C’est très simple : le capital-investissement est la classe d’actifs la plus rentable sur les dix dernières années, devant les stars du CAC 40. Aujourd’hui, avant de viser une introduction en Bourse sur Euronext, les sociétés modernes se cotent sur le marché du non-coté. Lorsqu’une start-up entre sur le marché et boucle des séries A à D, elle diffuse de l’information et assoit sa notoriété. C’est un prérequis pour pouvoir lever davantage au tour suivant. Le raisonnement est le même pour les PME qui enchaînent les LBO afin d’accompagner leur croissance jusqu’à devenir des leaders mondiaux. Installer sa notoriété est une étape obligatoire pour sa croissance. Ce n’est qu’une fois solidement établie qu’une entreprise envisage l’IPO et qu’elle peut séduire des actionnaires.

 

Les ETI sont souvent considérées comme les grandes oubliées du capital-investissement. Comment flécher les fonds vers ces entreprises ?

Je ne suis absolument pas d’accord avec cette idée. Notre étude démontre le contraire. Plus du quart des investissement réalisés en 2017 ont bénéficié à quelque 500 ETI. D’ailleurs, pour soutenir les ETI, encore faut-il qu’il y en ait. Accompagner le développement des PME, ETI de demain, est donc absolument central. Il est donc heureux que le capital-investissement s’intéresse à toutes les entreprises, de la start-up aux groupes. Il en va du développement économique du pays.

« Le capital-investissement est la classe d’actifs la plus rentable sur les dix dernières années »

Les fonds d’investissements sont-ils désormais considérés comme des partenaires essentiels des entreprises ? Le chantier de l’évolution des mentalités sur le sujet est-il terminé ?

L’année dernière, 2 100 patrons et équipes de managers ont choisi le capital-investissement. Ils n’ont pas été forcés de le faire ! D’ailleurs, parmi eux, près de 60% sont des primo-accédant au private equity. C’est une excellente chose : ouvrir son capital séduit plus de dirigeants et ceux qui y ont déjà goûté réalisent de nouvelles opérations.
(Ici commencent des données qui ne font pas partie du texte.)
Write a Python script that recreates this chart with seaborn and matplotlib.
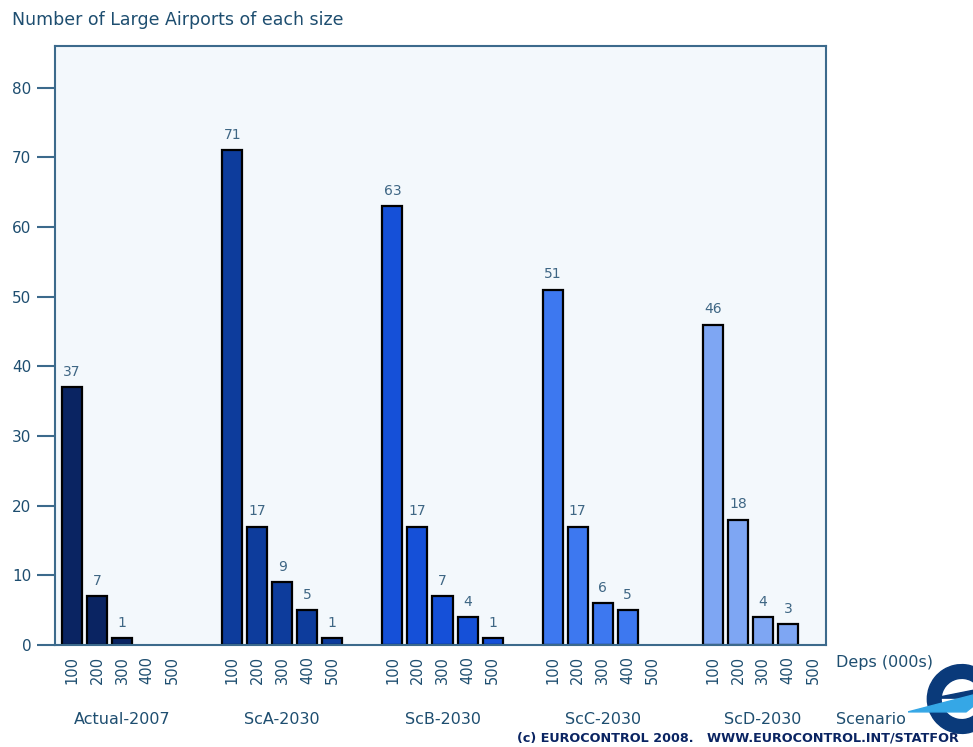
import numpy as np
import pandas as pd
import matplotlib
matplotlib.use("Agg")
import matplotlib.pyplot as plt
import matplotlib.transforms as mtransforms
from matplotlib.patches import Wedge, Polygon
import seaborn as sns

# Data: number of large airports per size band (thousand departures)
scenarios = ["Actual-2007", "ScA-2030", "ScB-2030", "ScC-2030", "ScD-2030"]
size_bands = ["100", "200", "300", "400", "500"]
actual_2007 = [37, 7, 1, 0, 0]
sca_2030 = [71, 17, 9, 5, 1]
scb_2030 = [63, 17, 7, 4, 1]
scc_2030 = [51, 17, 6, 5, 0]
scd_2030 = [46, 18, 4, 3, 0]
y_ticks = [0, 10, 20, 30, 40, 50, 60, 70, 80]

palette = ["#0a2462", "#0d3c9c", "#1550d8", "#3d78f0", "#7ea6f3"]
text_col = "#1e4e70"
spine_col = "#3c6a8c"

group_stride = 6.4
series = [actual_2007, sca_2030, scb_2030, scc_2030, scd_2030]
rows = []
for g, (name, vals) in enumerate(zip(scenarios, series)):
    for i, (band, v) in enumerate(zip(size_bands, vals)):
        rows.append({"pos": g * group_stride + i, "count": v,
                     "scenario": name, "band": band})
df = pd.DataFrame(rows)

sns.set_theme(style="white")
plt.rcParams["font.family"] = ["DejaVu Sans"]

fig = plt.figure(figsize=(9.73, 7.47), dpi=100)
fig.patch.set_facecolor("white")
ax = fig.add_axes([55 / 973, 1 - 645 / 747, (826 - 55) / 973, (645 - 46) / 747])
ax.set_facecolor("#f3f8fc")

drawn = df[df["count"] > 0]
sns.barplot(data=drawn, x="pos", y="count", hue="scenario", hue_order=scenarios,
            palette=palette, saturation=1, native_scale=True, dodge=False,
            width=0.8, edgecolor="black", linewidth=1.6, legend=False, ax=ax)

for _, r in drawn.iterrows():
    ax.text(r["pos"], r["count"] + 1.2, str(r["count"]), ha="center", va="bottom",
            fontsize=10, color="#3e6684")

ax.set_xlim(-0.68, 4 * group_stride + 4 + 0.52)
ax.set_ylim(0, 86)
ax.set_yticks(y_ticks)
ax.set_yticklabels([str(t) for t in y_ticks], fontsize=11, color=text_col)
ax.set_xticks(df["pos"])
ax.set_xticklabels(df["band"], rotation=90, fontsize=10.5, color=text_col)
ax.tick_params(axis="y", which="both", left=True, length=13, width=1.5,
               color=spine_col, pad=4)
ax.tick_params(axis="x", length=0, pad=8)
ax.set_xlabel("")
ax.set_ylabel("")
for s in ax.spines.values():
    s.set_color(spine_col)
    s.set_linewidth(1.5)

# Scenario names below each group
blend = mtransforms.blended_transform_factory(ax.transData, fig.transFigure)
for g, name in enumerate(scenarios):
    fig.text(g * group_stride + 2, 1 - 720 / 747, name, transform=blend,
             ha="center", va="center", fontsize=11.5, color=text_col)

fig.text(12 / 973, 1 - 20 / 747, "Number of Large Airports of each size",
         fontsize=12.5, color=text_col, ha="left", va="center")
fig.text(836 / 973, 1 - 662 / 747, "Deps (000s)", fontsize=11.5,
         color=text_col, ha="left", va="center")
fig.text(836 / 973, 1 - 720 / 747, "Scenario", fontsize=11.5,
         color=text_col, ha="left", va="center")
fig.text(517 / 973, 1 - 738 / 747,
         "(c) EUROCONTROL 2008.   WWW.EUROCONTROL.INT/STATFOR",
         fontsize=9.2, fontweight="bold", color="#0a2462", ha="left", va="center")

# Logo mark in the lower right corner
lax = fig.add_axes([908 / 973, 1 - 742 / 747, 86 / 973, 86 / 747])
lax.set_xlim(-1, 1)
lax.set_ylim(-1, 1)
lax.set_aspect("equal")
lax.axis("off")
lax.add_patch(Wedge((0.25, 0.0), 0.8, 25, 335, width=0.32, color="#0a3a7a"))
lax.add_patch(Polygon([[-0.4, 0.02], [1.0, 0.3], [0.75, 0.02]],
                      closed=True, color="#0a3a7a"))
lax.add_patch(Polygon([[-1.0, -0.3], [1.0, 0.22], [0.35, -0.3]],
                      closed=True, color="#35a7e6"))

fig.savefig("out.png", dpi=100, facecolor="white")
D’une manière générale, le marché s’ouvre et se popularise, c’est un fait. Si le phénomène est particulièrement évident chez les start-up, il se constate aussi auprès des ETI qui ont compris qu’il fallait gagner le match de la transformation et de la vitesse pour continuer à croître. Le travail de pédagogie commence vraiment à porter ses fruits. Nous ne devons pas relâcher nos efforts pour autant. Nous continuons de nous faire connaître à Paris et en province, en France comme à l’étranger.

 

Quel bilan dressez-vous de votre mandat dont le terme approche ? Quels sont, selon vous, les chantiers qui incombent à votre futur successeur ?

En prenant mes fonctions en juin 2016, un des anciens présidents, Xavier Moréno, m’avait prévenu : pour réussir, il faudrait répéter inlassablement dans le but de faire connaître l’écosystème et l’association tout en faisant preuve d’innovation. J’ai tâché de suivre ses recommandations. J’espère avoir apporté une nouvelle brique dans la structuration de l’image et de l’action de l’association. Mon successeur s’attellera à poursuivre dans cette voie pour réduire l’écart qui existe entre ce que fait France Invest et la perception qu’en a le public. Il faut que les différentes études que nous publions soient mieux identifiées par exemple. En arrivant, j’avais formulé l’objectif collectif d’atteindre 20 milliards d’euros de levées d’ici à 2020. Nous n’en sommes plus loin et je m’en réjouis. Aujourd’hui, la marque France est devenue très attractive parce que la conjoncture économique est bonne, que la confiance des entrepreneurs et des investisseurs est de retour et que le marché se structure. L’avenir s’annonce prometteur. À nous d’accompagner le mouvement de consolidation de notre marché qui fait émerger des acteurs de taille européenne voire mondiale. Cette structuration est indispensable pour accompagner plus solidement la transformation des start-up, des PME et des ETI du pays. Enfin, de nombreux chantiers de fond attendent mon successeur : la réforme de la fiscalité et du régime des management packages et l’accroissement du private equity dans l’assurance-vie pour ne citer qu’elles.